À vous Mme DEFORGES vont mes remerciements pour avoir présidé ce jury et surtout pour avoir si clairement démonté l'alibi d'une prétendue concurrence entre la télévision et la lecture comme si la première était définitivement vouée à détourner de la seconde, comme s'il fallait hurler avec les loups "l'écrit, c'est fini".

Merci d'avoir annoncé que des émissions vraiment destinées aux enfants seront programmées avec pour ambition nouvelle de leur offrir aussi la possibilité de s'interroger sur leur manière d'être lecteurs et éventuellement sur les raisons qu'ils ont de ne pas l'être.

Merci enfin d'avoir annoncé la constitution de groupes mixtes auteurs - éditeurs - usagers - éducateurs pour réfléchir ensemble au pouvoir d'exclusion des écrits tels qu'ils sont actuellement et pour rechercher ensemble à quelles conditions devraient répondre des écrits nouveaux qui se voudraient moins excluants : ce sera là une manière pour tous de se pencher autant sur les non-lecteurs que sur les lecteurs... une manière d'entendre enfin les non-lecteurs au lieu de parler toujours aux lecteurs.
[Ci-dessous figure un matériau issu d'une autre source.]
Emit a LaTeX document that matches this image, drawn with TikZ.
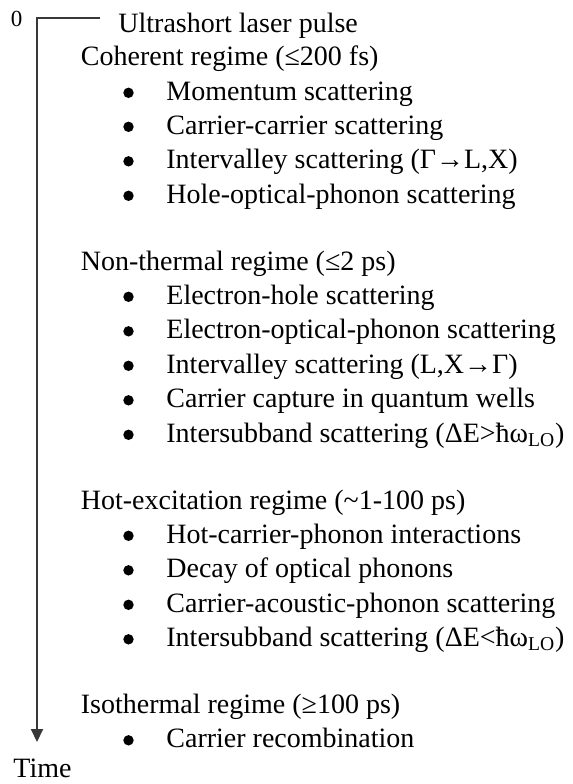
\documentclass[tikz,border=0pt]{standalone}
\usepackage{fontspec}
\setmainfont{Liberation Serif}
\usetikzlibrary{arrows.meta}
\tikzset{
  txt/.style={anchor=base west, inner sep=0pt, font=\fontsize{14pt}{17pt}\selectfont},
  bul/.style={fill=black},
  axis/.style={draw=black!78, line width=1pt, -{Triangle[width=6pt,length=6.5pt]}}
}
\newcommand{\itm}[3]{%
  \node[txt] (#1) at (166,#2) {#3};
  \fill[bul] (128.5,#2-7.2) circle [radius=2.6pt];}
\begin{document}
\begin{tikzpicture}[x=0.5pt,y=-0.5pt]
\useasboundingbox (0,0) rectangle (573,784);
\node[anchor=base, inner sep=0pt, font=\fontsize{11.5pt}{14pt}\selectfont] (zero) at (16.5,26) {0};
\node[txt] (pulse) at (118,32.5) {Ultrashort laser pulse};
\node[txt] (coh) at (80.5,65.5) {Coherent regime (≤200 fs)};
\itm{c1}{100}{Momentum scattering}
\itm{c2}{134}{Carrier-carrier scattering}
\itm{c3}{168.5}{Intervalley scattering (Γ→L,X)}
\itm{c4}{203}{Hole-optical-phonon scattering}
\node[txt] (non) at (80.5,270) {Non-thermal regime (≤2 ps)};
\itm{n1}{304}{Electron-hole scattering}
\itm{n2}{338.5}{Electron-optical-phonon scattering}
\itm{n3}{373}{Intervalley scattering (L,X→Γ)}
\itm{n4}{407.5}{Carrier capture in quantum wells}
\itm{n5}{442}{Intersubband scattering (ΔE>ħω\textsubscript{LO})}
\node[txt] (hot) at (80.5,509) {Hot-excitation regime (\textasciitilde 1-100 ps)};
\itm{h1}{543}{Hot-carrier-phonon interactions}
\itm{h2}{577.5}{Decay of optical phonons}
\itm{h3}{612}{Carrier-acoustic-phonon scattering}
\itm{h4}{646.5}{Intersubband scattering (ΔE<ħω\textsubscript{LO})}
\node[txt] (iso) at (80.5,713) {Isothermal regime (≥100 ps)};
\itm{i1}{747.5}{Carrier recombination}
\node[txt] (time) at (13,777) {Time};
\coordinate (axstart) at (100,18.3);
\coordinate (axcorner) at (37,18.3);
\coordinate (axend) at (37,742);
\draw[axis] (axstart) -- (axcorner) -- (axend);
\end{tikzpicture}
\end{document}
Je vais risquer un pari s'agissant des propos tenus par Mme le Directeur de l'I.N.R.P.

Je suis sûr, Francine, que tu n'auras pas résisté - et comme je te comprends ! - au plaisir de mettre en évidence, à travers l'exemple des B.C.D., ce qu'est la recherche pédagogique quand elle se veut au service de l'action.

L'I.N.R.P., loin d'être réduit au rôle d'un bureau d'études qui s'interposerait entre des décideurs par définition responsables et des acteurs simples exécutants, l'I.N.R.P. a su être le partenaire nécessaire dans l'innovation, l'incitation, la théorisation, l'animation, l'évaluation...

Il ne s'agit plus d'ériger les uns en chercheurs et les autres en praticiens, il ne s'agit plus d'attendre le succès de l'entreprise d'une juxtaposition des apports des uns et des autres sur le modèle d'une division plus ou moins bien comprise du travail, il s'agit au contraire d'une alternance entre le temps de l'action et celui de l'analyse, alternance conduite par des partenaires égaux mais différents, uniquement préoccupés de promouvoir ensemble un projet qui s'élabore en même temps que se constitue la communauté des praticiens-chercheurs.

Dès l'origine Louis LEGRAND a soutenu l'entreprise dans ce qu'elle avait alors de scandaleux: non pas rallier des praticiens au projet que des chercheurs auraient élaboré du haut de leur savoir mais réunir des enseignants déjà engagés dans une même voie et les constituer en groupe de recherche.

L'idée - aventureuse à l'époque - était qu'une recherche-action n'a de chance d'aboutir que si enseignants et chercheurs sont en situation de partager leurs savoirs, à égalité de dignité.

Eh bien nous savons aujourd'hui que ce pari est possible. Nous savons aussi que l'innovation ne se décrète pas et qu'elle se forge patiemment sur les lieux même de l'action.